Trauma en pandemia

/ 15 de Octubre de 2020

Desde que enfrentamos la crisis sanitaria mundial desatada por el Covid19, sin duda, muchos niños y niñas han podido aumentar la cantidad de horas compartidas y de relación con sus padres.

Es probable que esta experiencia sea única e irrepetible para ellos. Es factible también, que recuerden de por vida que durante un año, o quizás más tiempo, estuvieron con sus padres desde que despertaban hasta el anochecer, compartiendo desde el desayuno hasta la cena, teniendo tiempo para conversar, para realizar sus tareas escolares, para jugar, para cocinar, para entretenerse en familia, en fin.

Una condición muy distinta a la rutina acostumbrada y conocida por ellos, donde sus padres debían dejar el hogar por razones laborales y ellos asistían a sus establecimientos educacionales, limitándose los encuentros familiares a los fines de semana. Qué sensación más agradable ha sido para algunos saber que día a día pueden contar con sus padres en casa, manteniendo e incluso aumentando el sentimiento de tranquilidad, seguridad, protección, resguardo y amor, aunque sea en estos tiempos de crisis.

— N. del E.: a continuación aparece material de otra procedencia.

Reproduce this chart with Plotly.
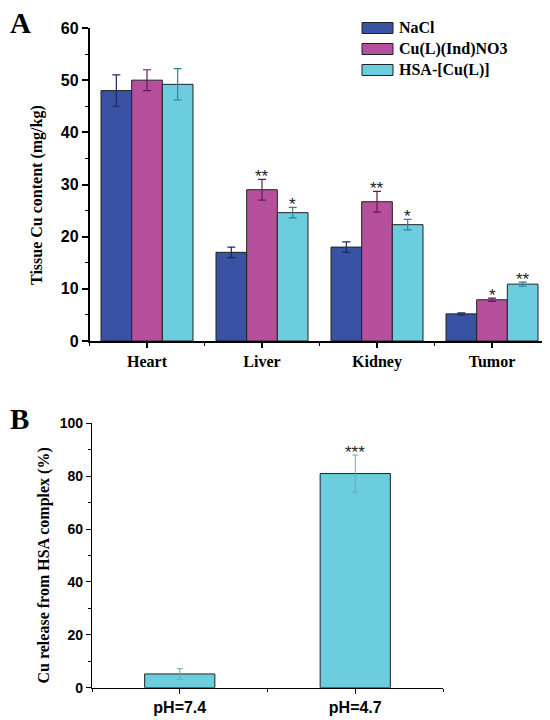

Pero cuántos niños y niñas de nuestro país tienen ese escenario. Qué ocurre cuando sucede lo contrario. Es decir, pequeñas y pequeños que integran una familia de la que no reciben bienestar, protección, atención y cuidado; donde sus derechos de infancia no son respetados ni siquiera por sus propios padres, siendo incluso ellos las fuentes de su propio estrés, y donde no hay posibilidades de cambiar de contexto dadas las actuales condiciones.

Uno de mis pacientes, que está en plena adolescencia, me refería que este tiempo que ha pasado en cuarentena había sido una pesadilla. Que lo único que quiere es volver a su colegio, ver a sus amigos y estar en sus actividades, lejos de su casa y de sus padres. Consideraba que ellos estaban todo el tiempo criticándolo y que ahora que todos estaban en casa tenían muchas más peleas que antes.

Otro, varios años menor que él, me decía que su mamá le gritaba todo el día y por cualquier cosa. Que todo le molestaba y que lo corregía por todo.

Reflexionando sobre estos relatos y revisando los últimos reportes de Unicef, que arrojan un aumento significativo de denuncias por violencia intrafamiliar, me preguntaba a qué porcentaje podríamos llegar post-pandemia. Antes de la crisis sanitaria, ya las cifras evidenciaban que 62 % de los padres revelaba utilizar métodos de crianza violenta con sus hijos. Cómo habrá variado este número considerando que hoy los padres están sometidos a mayores niveles de estrés laboral, económico y familiar.

Cuántos de estos padres que están ejerciendo violencia física o psicológica sobre sus hijos tienen conciencia de que sus prácticas pueden llegar a desarrollar un trauma temprano o un trauma complejo en sus hijos, siendo ambas condiciones de daño psicológico que, en ocasiones, puede ser irreversible.

Un niño expuesto a experiencias diarias de maltrato requerirá largos tiempos destinados a intervenciones de terapia para disminuir sus niveles de ansiedad, angustia, temor e inseguridad, que afectan sus relaciones interpersonales y el desarrollo de su autoconcepto y, por ende, de su autoestima.

Es de esperar que aumente la conciencia en los padres acerca de la importancia de entregar a sus hijos una crianza sin violencia, sin castigos, basada en el respeto por el otro, en la paciencia, en el diálogo y, por sobre todo, en el amor. Ojalá nuestro país destaque en los tiempos de post-pandemia en ser uno de los países con el porcentaje más bajo en violencia intrafamiliar, y que nuestros niños y niñas recuerden los días de pandemia como un tiempo de oportunidades para conocer a sus padres y haberse acercado más los unos a los otros. Es de esperar que nuestros niños no recuerden con pavor la palabra pandemia, asociándola a tiempos de malos tratos y a días sombríos y de tristeza. Es de esperar.